◆ **Work instructions**
Write each line of the material exactly as given, from the top through the line that contains "const toPoints = vals", and omit all pictures.
________________________________________
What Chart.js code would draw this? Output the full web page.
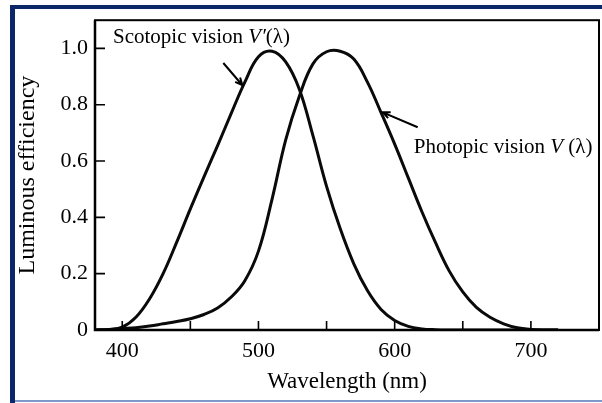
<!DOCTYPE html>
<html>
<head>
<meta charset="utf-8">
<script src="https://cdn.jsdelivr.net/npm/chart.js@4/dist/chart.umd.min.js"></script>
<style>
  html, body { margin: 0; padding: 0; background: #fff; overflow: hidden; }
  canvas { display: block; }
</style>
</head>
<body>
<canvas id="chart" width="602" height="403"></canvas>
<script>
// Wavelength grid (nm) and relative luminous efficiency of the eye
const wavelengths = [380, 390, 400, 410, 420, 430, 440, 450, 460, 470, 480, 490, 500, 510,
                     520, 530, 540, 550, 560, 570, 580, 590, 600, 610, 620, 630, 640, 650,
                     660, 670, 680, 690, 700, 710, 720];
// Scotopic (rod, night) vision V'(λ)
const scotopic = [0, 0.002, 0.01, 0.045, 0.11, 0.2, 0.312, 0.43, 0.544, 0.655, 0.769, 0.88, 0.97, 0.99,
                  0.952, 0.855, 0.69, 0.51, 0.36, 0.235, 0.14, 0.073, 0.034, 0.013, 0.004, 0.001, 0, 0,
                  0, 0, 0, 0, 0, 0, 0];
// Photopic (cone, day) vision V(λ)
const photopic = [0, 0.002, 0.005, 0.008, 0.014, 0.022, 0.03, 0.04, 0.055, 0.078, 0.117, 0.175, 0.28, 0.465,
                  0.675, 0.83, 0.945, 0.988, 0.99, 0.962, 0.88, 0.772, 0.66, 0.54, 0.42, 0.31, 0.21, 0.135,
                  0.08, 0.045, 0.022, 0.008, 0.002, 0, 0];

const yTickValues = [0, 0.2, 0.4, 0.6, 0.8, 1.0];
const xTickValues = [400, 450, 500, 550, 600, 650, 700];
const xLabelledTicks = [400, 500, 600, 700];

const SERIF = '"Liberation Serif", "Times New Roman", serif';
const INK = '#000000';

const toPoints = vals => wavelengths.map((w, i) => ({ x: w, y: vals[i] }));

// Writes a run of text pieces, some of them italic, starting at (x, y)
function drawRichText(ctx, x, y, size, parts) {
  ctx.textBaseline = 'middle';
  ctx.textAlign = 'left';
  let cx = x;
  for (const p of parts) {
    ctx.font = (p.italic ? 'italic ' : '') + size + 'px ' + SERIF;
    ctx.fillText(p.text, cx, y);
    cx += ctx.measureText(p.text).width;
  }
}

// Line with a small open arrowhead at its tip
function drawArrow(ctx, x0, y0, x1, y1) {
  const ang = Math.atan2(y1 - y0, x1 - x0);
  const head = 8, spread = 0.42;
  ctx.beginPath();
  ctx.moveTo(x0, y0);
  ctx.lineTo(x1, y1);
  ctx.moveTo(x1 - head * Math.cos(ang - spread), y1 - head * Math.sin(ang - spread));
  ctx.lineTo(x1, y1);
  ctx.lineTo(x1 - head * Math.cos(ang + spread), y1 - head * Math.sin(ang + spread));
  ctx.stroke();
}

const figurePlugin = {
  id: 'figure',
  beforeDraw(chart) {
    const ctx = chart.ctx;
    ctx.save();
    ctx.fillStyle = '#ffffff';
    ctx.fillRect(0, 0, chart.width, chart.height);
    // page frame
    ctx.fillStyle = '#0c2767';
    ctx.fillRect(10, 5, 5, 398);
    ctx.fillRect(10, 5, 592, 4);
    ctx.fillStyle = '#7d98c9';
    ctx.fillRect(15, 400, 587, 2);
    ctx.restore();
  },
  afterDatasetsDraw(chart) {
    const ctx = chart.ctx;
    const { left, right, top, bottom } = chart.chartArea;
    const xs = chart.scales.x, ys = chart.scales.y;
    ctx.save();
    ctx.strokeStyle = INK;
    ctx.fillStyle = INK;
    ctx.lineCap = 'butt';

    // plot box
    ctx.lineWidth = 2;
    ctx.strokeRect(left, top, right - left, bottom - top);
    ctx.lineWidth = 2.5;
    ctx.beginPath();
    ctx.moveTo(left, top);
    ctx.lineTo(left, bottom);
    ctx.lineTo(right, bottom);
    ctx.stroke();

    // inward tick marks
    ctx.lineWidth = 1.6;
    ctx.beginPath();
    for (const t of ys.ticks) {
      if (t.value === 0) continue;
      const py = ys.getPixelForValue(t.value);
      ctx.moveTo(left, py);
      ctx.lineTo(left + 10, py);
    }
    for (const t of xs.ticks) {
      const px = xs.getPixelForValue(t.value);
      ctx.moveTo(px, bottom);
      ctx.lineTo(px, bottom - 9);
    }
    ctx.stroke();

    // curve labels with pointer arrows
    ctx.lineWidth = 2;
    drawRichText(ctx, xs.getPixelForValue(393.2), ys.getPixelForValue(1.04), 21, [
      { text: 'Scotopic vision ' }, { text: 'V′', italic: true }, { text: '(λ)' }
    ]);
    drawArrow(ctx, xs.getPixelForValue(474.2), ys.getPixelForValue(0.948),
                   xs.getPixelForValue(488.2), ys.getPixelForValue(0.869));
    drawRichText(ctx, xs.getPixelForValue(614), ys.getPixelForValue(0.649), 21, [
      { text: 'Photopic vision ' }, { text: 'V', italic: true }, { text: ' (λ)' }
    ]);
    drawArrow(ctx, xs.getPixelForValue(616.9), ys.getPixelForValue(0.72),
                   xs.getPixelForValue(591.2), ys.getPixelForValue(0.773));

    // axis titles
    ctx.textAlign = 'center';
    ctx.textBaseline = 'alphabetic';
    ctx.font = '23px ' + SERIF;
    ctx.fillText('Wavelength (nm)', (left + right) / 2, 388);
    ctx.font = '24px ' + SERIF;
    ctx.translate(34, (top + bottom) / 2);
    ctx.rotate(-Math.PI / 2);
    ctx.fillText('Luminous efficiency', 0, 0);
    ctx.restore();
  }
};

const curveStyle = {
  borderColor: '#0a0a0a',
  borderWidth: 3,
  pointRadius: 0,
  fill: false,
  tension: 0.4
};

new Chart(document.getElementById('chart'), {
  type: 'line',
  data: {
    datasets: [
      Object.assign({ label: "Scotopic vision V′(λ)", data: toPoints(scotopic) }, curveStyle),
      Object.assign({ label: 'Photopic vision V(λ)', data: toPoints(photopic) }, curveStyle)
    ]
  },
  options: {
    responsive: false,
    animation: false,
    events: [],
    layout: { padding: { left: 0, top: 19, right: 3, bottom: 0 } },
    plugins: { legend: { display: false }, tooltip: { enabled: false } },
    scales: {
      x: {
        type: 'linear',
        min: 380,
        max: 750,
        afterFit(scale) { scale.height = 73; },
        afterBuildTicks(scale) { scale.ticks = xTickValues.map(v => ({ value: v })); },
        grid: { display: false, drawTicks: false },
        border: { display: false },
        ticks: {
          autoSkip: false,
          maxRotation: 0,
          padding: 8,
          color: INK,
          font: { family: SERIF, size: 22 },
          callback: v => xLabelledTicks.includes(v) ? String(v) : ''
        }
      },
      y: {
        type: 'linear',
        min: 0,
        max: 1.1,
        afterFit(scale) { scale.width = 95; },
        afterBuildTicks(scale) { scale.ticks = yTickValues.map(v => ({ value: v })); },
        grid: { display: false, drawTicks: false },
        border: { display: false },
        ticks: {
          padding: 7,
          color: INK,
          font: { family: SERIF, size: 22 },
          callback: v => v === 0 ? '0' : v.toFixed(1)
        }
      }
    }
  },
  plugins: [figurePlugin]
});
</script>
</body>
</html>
________________________________________
◆ **Exercise output**
What Chart.js code would draw this? Output the full web page.
<!DOCTYPE html>
<html>
<head>
<meta charset="utf-8">
<script src="https://cdn.jsdelivr.net/npm/chart.js@4/dist/chart.umd.min.js"></script>
<style>
  html, body { margin: 0; padding: 0; background: #fff; overflow: hidden; }
  canvas { display: block; }
</style>
</head>
<body>
<canvas id="chart" width="602" height="403"></canvas>
<script>
// Wavelength grid (nm) and relative luminous efficiency of the eye
const wavelengths = [380, 390, 400, 410, 420, 430, 440, 450, 460, 470, 480, 490, 500, 510,
                     520, 530, 540, 550, 560, 570, 580, 590, 600, 610, 620, 630, 640, 650,
                     660, 670, 680, 690, 700, 710, 720];
// Scotopic (rod, night) vision V'(λ)
const scotopic = [0, 0.002, 0.01, 0.045, 0.11, 0.2, 0.312, 0.43, 0.544, 0.655, 0.769, 0.88, 0.97, 0.99,
                  0.952, 0.855, 0.69, 0.51, 0.36, 0.235, 0.14, 0.073, 0.034, 0.013, 0.004, 0.001, 0, 0,
                  0, 0, 0, 0, 0, 0, 0];
// Photopic (cone, day) vision V(λ)
const photopic = [0, 0.002, 0.005, 0.008, 0.014, 0.022, 0.03, 0.04, 0.055, 0.078, 0.117, 0.175, 0.28, 0.465,
                  0.675, 0.83, 0.945, 0.988, 0.99, 0.962, 0.88, 0.772, 0.66, 0.54, 0.42, 0.31, 0.21, 0.135,
                  0.08, 0.045, 0.022, 0.008, 0.002, 0, 0];

const yTickValues = [0, 0.2, 0.4, 0.6, 0.8, 1.0];
const xTickValues = [400, 450, 500, 550, 600, 650, 700];
const xLabelledTicks = [400, 500, 600, 700];

const SERIF = '"Liberation Serif", "Times New Roman", serif';
const INK = '#000000';

const toPoints = vals => wavelengths.map((w, i) => ({ x: w, y: vals[i] }));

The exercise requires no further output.